6
votes

I have a netcdf file with data as a function of lon,lat and time. I would like to calculate the total number of missing entries in each grid cell summed over the time dimension, preferably with CDO or NCO so I do not need to invoke R, python etc.

I know how to get the total number of missing values

ncap2 -s "nmiss=var.number_miss()" in.nc out.nc

as I answered to this related question: count number of missing values in netcdf file - R

and CDO can tell me the total summed over space with

cdo info in.nc

but I can't work out how to sum over time. Is there a way for example of specifying the dimension to sum over with number_miss in ncap2?

2

2 Answers

2
votes

Even though you are asking for another solution, I would like to show you that it takes only one very short line to find the answer with the help of Python. The variable m_data has exactly the same shape as a variable with missing values read using the netCDF4 package.
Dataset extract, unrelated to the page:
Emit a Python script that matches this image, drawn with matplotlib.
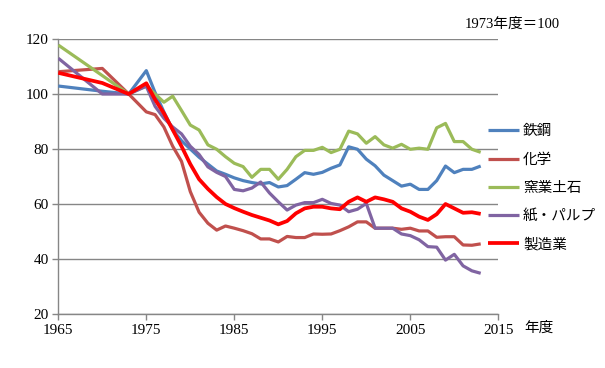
import matplotlib
matplotlib.use("Agg")
import matplotlib.pyplot as plt

plt.rcParams['font.family'] = ['Liberation Serif', 'Noto Sans CJK JP', 'DejaVu Sans']

years = [1965, 1970, 1973, 1975, 1976, 1977, 1978, 1979, 1980, 1981, 1982, 1983, 1984,
         1985, 1986, 1987, 1988, 1989, 1990, 1991, 1992, 1993, 1994, 1995, 1996, 1997,
         1998, 1999, 2000, 2001, 2002, 2003, 2004, 2005, 2006, 2007, 2008, 2009, 2010,
         2011, 2012, 2013]

steel = [102.9, 101.0, 100.0, 108.5, 100.5, 93.5, 87.0, 83.0, 80.0, 77.0, 74.5, 72.0, 70.8,
         69.5, 68.5, 67.8, 67.3, 67.8, 66.2, 66.7, 69.0, 71.4, 70.8, 71.5, 73.0, 74.2,
         80.8, 79.9, 76.3, 73.9, 70.5, 68.5, 66.5, 67.2, 65.3, 65.3, 68.5, 73.8, 71.4,
         72.6, 72.6, 73.8]

chemical = [108.1, 109.3, 100.0, 93.5, 92.5, 88.0, 81.0, 75.5, 64.5, 57.0, 53.0, 50.5, 52.0,
            51.2, 50.3, 49.2, 47.3, 47.3, 46.2, 48.2, 47.8, 47.8, 49.1, 49.0, 49.1, 50.3,
            51.7, 53.5, 53.5, 51.2, 51.2, 51.2, 50.8, 51.2, 50.2, 50.2, 47.9, 48.1, 48.1,
            45.1, 45.0, 45.5]

ceramics = [117.8, 106.7, 100.0, 103.0, 100.0, 97.0, 99.2, 94.0, 88.7, 86.9, 81.5, 79.9, 77.2,
            74.8, 73.6, 69.7, 72.6, 72.6, 69.0, 72.6, 77.2, 79.5, 79.5, 80.6, 78.7, 79.9,
            86.5, 85.5, 82.1, 84.5, 81.5, 80.3, 81.7, 79.9, 80.3, 79.9, 87.7, 89.3, 82.7,
            82.7, 79.9, 78.8]

paper = [113.0, 100.0, 100.0, 102.8, 95.5, 91.2, 88.0, 85.5, 81.0, 78.0, 73.5, 71.5, 70.0,
         65.3, 64.8, 65.8, 68.0, 64.0, 60.8, 57.8, 59.6, 60.5, 60.5, 61.7, 60.2, 59.6,
         57.2, 58.1, 60.2, 51.2, 51.2, 51.2, 49.1, 48.5, 47.0, 44.5, 44.3, 39.6, 41.7,
         37.5, 35.7, 34.8]

manufacturing = [107.7, 104.0, 100.0, 103.9, 98.0, 93.0, 87.0, 81.0, 74.5, 69.0, 65.5, 62.5,
                 60.0, 58.5, 57.2, 56.0, 55.0, 54.0, 52.6, 53.8, 56.6, 58.4, 59.0, 59.0, 58.4,
                 58.1, 60.8, 62.4, 60.8, 62.4, 61.7, 60.8, 58.4, 57.2, 55.4, 54.2, 56.3, 60.0,
                 58.4, 56.8, 57.0, 56.4]

series_names = ['鉄鋼', '化学', '窯業土石', '紙・パルプ', '製造業']
series_values = [steel, chemical, ceramics, paper, manufacturing]
series_colors = ['#4F81BD', '#C0504D', '#9BBB59', '#8064A2', '#FF0000']
series_widths = [2.3, 2.3, 2.3, 2.3, 2.7]

x_ticks = [1965, 1975, 1985, 1995, 2005, 2015]
y_ticks = [20, 40, 60, 80, 100, 120]

fig = plt.figure(figsize=(6.05, 3.68), dpi=100)
ax = fig.add_axes([58.3 / 605, 1 - 314 / 368, (498.3 - 58.3) / 605, (314 - 39) / 368])

grid_color = '#868686'
for yv in y_ticks:
    ax.axhline(yv, color=grid_color, lw=1.0, zorder=1)

for name, vals, col, lw in zip(series_names, series_values, series_colors, series_widths):
    ax.plot(years, vals, color=col, lw=lw, label=name, zorder=3,
            solid_joinstyle='round', solid_capstyle='butt')

ax.set_xlim(1965, 2015)
ax.set_ylim(20, 120)
ax.set_xticks(x_ticks)
ax.set_yticks(y_ticks)
ax.tick_params(axis='both', direction='out', length=4, width=1, color=grid_color,
               labelsize=11, pad=3)
for s in ['top', 'right']:
    ax.spines[s].set_visible(False)
for s in ['left', 'bottom']:
    ax.spines[s].set_color(grid_color)
    ax.spines[s].set_linewidth(1.0)

fig.text(524 / 605, 1 - 328 / 368, '年度', fontsize=10.5,
         family=['Noto Sans CJK JP'], va='center', ha='left')
fig.text(465 / 605, 1 - 24 / 368, '1973年度＝100', fontsize=10.5, va='center', ha='left')

leg = fig.legend(loc='upper left', bbox_to_anchor=(488 / 605, 1 - 124.5 / 368),
                 frameon=False, prop={'family': ['Noto Sans CJK JP'], 'size': 10.5},
                 handlelength=2.1, handletextpad=0.3, labelspacing=0.97,
                 borderaxespad=0, borderpad=0)

fig.savefig('out.png', dpi=100)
With the execution of only one np.sum command with the correct axis specified, you have your answer.

import numpy as np
import matplotlib.pyplot as plt
import netCDF4 as nc4

# Generate random data for this experiment.
data = np.random.rand(365, 64, 128)

# Masked data, this is how the data is read from NetCDF by the netCDF4 package.
# For this example, I mask all values less than 0.1.
m_data = np.ma.masked_array(data, mask=data<0.1)
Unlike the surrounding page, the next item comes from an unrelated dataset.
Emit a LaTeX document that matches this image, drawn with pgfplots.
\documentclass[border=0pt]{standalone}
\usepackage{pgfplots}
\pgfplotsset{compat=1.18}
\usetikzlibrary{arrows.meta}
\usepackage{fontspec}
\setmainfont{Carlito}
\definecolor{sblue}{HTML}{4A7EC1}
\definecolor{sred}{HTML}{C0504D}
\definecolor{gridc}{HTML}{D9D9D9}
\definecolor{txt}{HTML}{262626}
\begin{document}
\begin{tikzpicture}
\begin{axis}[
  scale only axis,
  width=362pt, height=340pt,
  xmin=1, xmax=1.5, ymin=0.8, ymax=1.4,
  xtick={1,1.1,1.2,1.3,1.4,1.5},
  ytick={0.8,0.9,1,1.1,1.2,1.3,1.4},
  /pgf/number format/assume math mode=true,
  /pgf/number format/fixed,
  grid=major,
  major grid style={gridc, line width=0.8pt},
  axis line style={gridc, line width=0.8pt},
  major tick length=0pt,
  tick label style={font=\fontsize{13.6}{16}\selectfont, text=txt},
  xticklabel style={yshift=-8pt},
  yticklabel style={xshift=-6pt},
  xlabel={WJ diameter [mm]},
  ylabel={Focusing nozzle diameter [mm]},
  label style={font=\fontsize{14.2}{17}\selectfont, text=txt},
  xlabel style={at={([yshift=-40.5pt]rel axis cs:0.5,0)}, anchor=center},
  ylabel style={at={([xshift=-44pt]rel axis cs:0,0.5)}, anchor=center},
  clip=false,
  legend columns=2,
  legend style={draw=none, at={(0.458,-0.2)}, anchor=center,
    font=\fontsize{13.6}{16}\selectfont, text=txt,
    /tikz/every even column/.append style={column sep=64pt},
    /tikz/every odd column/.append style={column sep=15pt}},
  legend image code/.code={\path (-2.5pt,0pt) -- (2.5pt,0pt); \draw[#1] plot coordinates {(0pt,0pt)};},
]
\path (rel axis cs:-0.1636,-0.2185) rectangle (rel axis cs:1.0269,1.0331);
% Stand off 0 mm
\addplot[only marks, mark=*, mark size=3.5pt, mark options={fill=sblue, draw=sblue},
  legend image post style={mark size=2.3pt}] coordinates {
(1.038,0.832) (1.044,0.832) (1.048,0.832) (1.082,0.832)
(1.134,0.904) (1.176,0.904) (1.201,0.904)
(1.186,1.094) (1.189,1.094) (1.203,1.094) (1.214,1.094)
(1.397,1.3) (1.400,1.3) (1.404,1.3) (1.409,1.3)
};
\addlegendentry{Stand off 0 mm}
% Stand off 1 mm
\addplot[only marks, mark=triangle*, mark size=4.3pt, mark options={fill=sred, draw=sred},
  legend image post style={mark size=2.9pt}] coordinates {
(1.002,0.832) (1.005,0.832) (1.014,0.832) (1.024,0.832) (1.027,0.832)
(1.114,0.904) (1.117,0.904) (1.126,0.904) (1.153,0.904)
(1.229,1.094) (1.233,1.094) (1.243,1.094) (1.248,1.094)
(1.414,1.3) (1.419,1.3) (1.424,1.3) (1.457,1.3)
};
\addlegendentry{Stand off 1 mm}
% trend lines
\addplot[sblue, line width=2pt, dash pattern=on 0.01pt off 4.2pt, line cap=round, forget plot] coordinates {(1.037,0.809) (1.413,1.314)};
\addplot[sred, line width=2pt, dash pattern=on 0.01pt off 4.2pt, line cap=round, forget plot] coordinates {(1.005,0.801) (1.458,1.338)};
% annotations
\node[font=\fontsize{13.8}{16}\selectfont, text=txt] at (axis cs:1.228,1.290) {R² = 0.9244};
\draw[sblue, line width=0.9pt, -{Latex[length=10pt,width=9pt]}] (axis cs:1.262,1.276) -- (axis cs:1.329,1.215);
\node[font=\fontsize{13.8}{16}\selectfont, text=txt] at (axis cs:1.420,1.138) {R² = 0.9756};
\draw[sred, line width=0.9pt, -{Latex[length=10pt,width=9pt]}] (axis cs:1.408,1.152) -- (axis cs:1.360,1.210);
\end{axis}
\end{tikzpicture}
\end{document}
# It only takes one operation to find the answer.
n_values_missing = np.sum(m_data.mask, axis=0)

# Just a plot of the result.
plt.figure()
plt.pcolormesh(n_values_missing)
plt.colorbar()
plt.xlabel('lon')
plt.ylabel('lat')
plt.show()

# Save a netCDF file of the results.
f = nc4.Dataset('test.nc', 'w', format='NETCDF4')
f.createDimension('lon', 128)
f.createDimension('lat', 64 )
n_values_missing_nc = f.createVariable('n_values_missing', 'i4', ('lat', 'lon'))
n_values_missing_nc[:,:] = n_values_missing[:,:]
f.close()
2
votes

We added the missing() function to ncap2 to solve this problem elegantly as of NCO 4.6.7 (May, 2017). To count missing values through time:

ncap2 -s 'mss_val=three_dmn_var_dbl.missing().ttl($time)' in.nc out.nc

Here ncap2 chains two methods together, missing(), followed by a total over the time dimension. The 2D variable mss_val is in out.nc. The response below does the same but averages over space and reports through time (because I misinterpreted the OP).

Old/obsolete answer:

There are two ways to do this with NCO/ncap2, though neither is as elegant as I would like. Either call assemble the answer one record at a time by calling num_miss() with one record at a time, or (my preference) use the boolean comparison function followed by the total operator along the axes of choice:

zender@aerosol:~$ ncap2 -O -s 'tmp=three_dmn_var_dbl;mss_val=tmp.get_miss();tmp.delete_miss();tmp_bool=(tmp==mss_val);tmp_bool_ttl=tmp_bool.ttl($lon,$lat);print(tmp_bool_ttl);' ~/nco/data/in.nc ~/foo.nc
tmp_bool_ttl[0]=0 
tmp_bool_ttl[1]=0 
tmp_bool_ttl[2]=0 
tmp_bool_ttl[3]=8 
tmp_bool_ttl[4]=0 
tmp_bool_ttl[5]=0 
tmp_bool_ttl[6]=0 
tmp_bool_ttl[7]=1 
tmp_bool_ttl[8]=0 
tmp_bool_ttl[9]=2

or

zender@aerosol:~$ ncap2 -O -s 'for(rec=0;rec<time.size();rec++){nmiss=three_dmn_var_int(rec,:,:).number_miss();print(nmiss);}' ~/nco/data/in.nc ~/foo.nc
nmiss = 0 

nmiss = 0 

nmiss = 8 

nmiss = 0 

nmiss = 0 

nmiss = 1 

nmiss = 0 

nmiss = 2 

nmiss = 1 

nmiss = 2